# Objective:
Gather up the lines that contain "this".

====

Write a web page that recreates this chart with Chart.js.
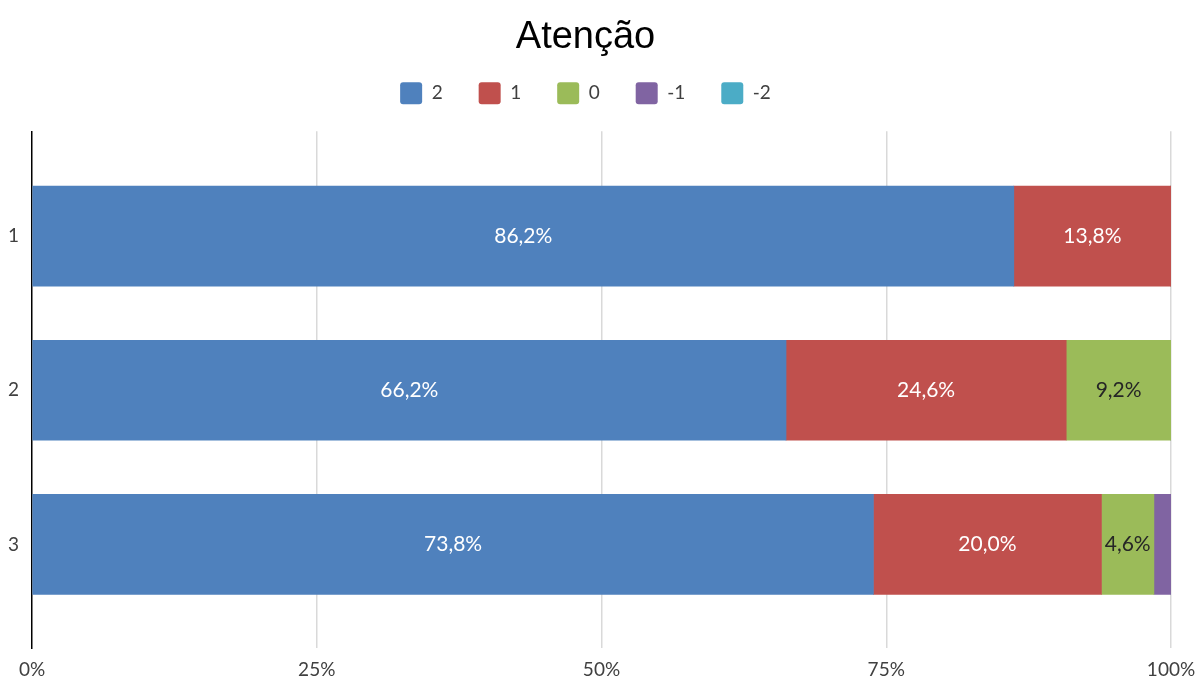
<!DOCTYPE html>
<html>
<head>
<meta charset="utf-8">
<script src="https://cdn.jsdelivr.net/npm/chart.js@4.4.1/dist/chart.umd.min.js"></script>
<style>
  html, body { margin: 0; padding: 0; background: #fff; }
  #wrap { width: 1198px; height: 682px; }
</style>
</head>
<body>
<div id="wrap"><canvas id="chart"></canvas></div>
<script>
// categories (rows) and series (percent of answers)
const categories = ['1', '2', '3'];
const seriesNames = ['2', '1', '0', '-1', '-2'];
const serie2 = [86.2, 66.2, 73.8];
const serie1 = [13.8, 24.6, 20.0];
const serie0 = [0, 9.2, 4.6];
const serieMinus1 = [0, 0, 1.5];
const serieMinus2 = [0, 0, 0];
const xTicks = [0, 25, 50, 75, 100];

const rawSeries = [serie2, serie1, serie0, serieMinus1, serieMinus2];
const colors = ['#4F81BD', '#C0504D', '#9BBB59', '#8064A2', '#4BACC6'];
const labelColors = ['#ffffff', '#ffffff', '#262626', '#ffffff', '#ffffff'];

// 100% stacked: each row scaled to its total
const rowTotals = categories.map((c, i) => rawSeries.reduce((s, arr) => s + arr[i], 0));

const textFont = 'Lato, "Open Sans", sans-serif';

const datasets = rawSeries.map((arr, si) => ({
  label: seriesNames[si],
  data: arr.map((v, i) => ({ x: v / rowTotals[i] * 100, y: i })),
  backgroundColor: colors[si],
  borderWidth: 0,
  barThickness: 100
}));

// labels in the middle of each segment, like Excel data labels
const segLabels = {
  id: 'segLabels',
  afterDatasetsDraw(chart) {
    const ctx = chart.ctx;
    ctx.save();
    ctx.font = '21px ' + textFont;
    ctx.textAlign = 'center';
    ctx.textBaseline = 'middle';
    chart.data.datasets.forEach((ds, di) => {
      const meta = chart.getDatasetMeta(di);
      meta.data.forEach((bar, i) => {
        const v = rawSeries[di][i];
        if (v < 3) return;
        ctx.fillStyle = labelColors[di];
        ctx.fillText(v.toFixed(1).replace('.', ',') + '%', (bar.x + bar.base) / 2, bar.y);
      });
    });
    ctx.restore();
  }
};

// extra room between legend and plot
const legendGap = {
  id: 'legendGap',
  beforeInit(chart) {
    const fit = chart.legend.fit;
    chart.legend.fit = function () {
      fit.call(this);
      this.height += 17;
    };
  }
};

new Chart(document.getElementById('chart'), {
  type: 'bar',
  data: { datasets },
  options: {
    indexAxis: 'y',
    responsive: true,
    maintainAspectRatio: false,
    animation: false,
    layout: { padding: { left: 0, right: 27, top: 0, bottom: -9 } },
    plugins: {
      title: {
        display: true,
        text: 'Atenção',
        color: '#000',
        font: { family: '"Liberation Sans", Arial, sans-serif', size: 38, weight: 'normal', lineHeight: 0.45 },
        padding: { top: 28.5, bottom: 0.7 }
      },
      legend: {
        display: true,
        labels: {
          boxWidth: 22,
          boxHeight: 22,
          padding: 36,
          useBorderRadius: true,
          borderRadius: 3,
          color: '#404040',
          font: { family: textFont, size: 19 }
        }
      },
      tooltip: { enabled: false }
    },
    scales: {
      x: {
        type: 'linear',
        min: 0,
        max: 100,
        stacked: true,
        afterBuildTicks: s => { s.ticks = xTicks.map(v => ({ value: v })); },
        afterFit: s => { s.paddingRight = 0; s.paddingLeft = 0; },
        ticks: {
          callback: v => v + '%',
          color: '#404040',
          font: { family: textFont, size: 19 },
          padding: 10,
          maxRotation: 0
        },
        grid: {
          color: c => (c.tick && c.tick.value === 0) ? 'rgba(0,0,0,0)' : '#d9d9d9',
          lineWidth: 1.5,
          drawTicks: false
        },
        border: { display: false }
      },
      y: {
        type: 'linear',
        reverse: true,
        offset: false,
        min: -0.68,
        max: 2.673,
        stacked: true,
        afterBuildTicks: s => { s.ticks = categories.map((c, i) => ({ value: i })); },
        afterFit: s => { s.width = 32; },
        ticks: {
          callback: v => categories[v],
          color: '#404040',
          font: { family: textFont, size: 19 },
          padding: 13
        },
        grid: { display: false, drawTicks: false, offset: false },
        border: { display: true, color: '#000', width: 1.5 }
      }
    }
  },
  plugins: [segLabels, legendGap]
});
</script>
</body>
</html>
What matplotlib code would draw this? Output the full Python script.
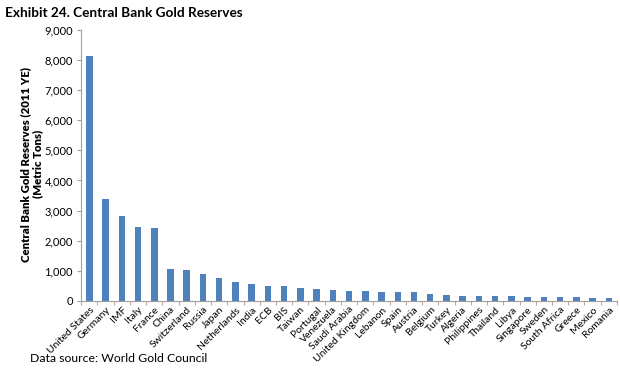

====

# Solution to the problem:
Write a web page that recreates this chart with Chart.js.
      fit.call(this);
      this.height += 17;
What matplotlib code would draw this? Output the full Python script.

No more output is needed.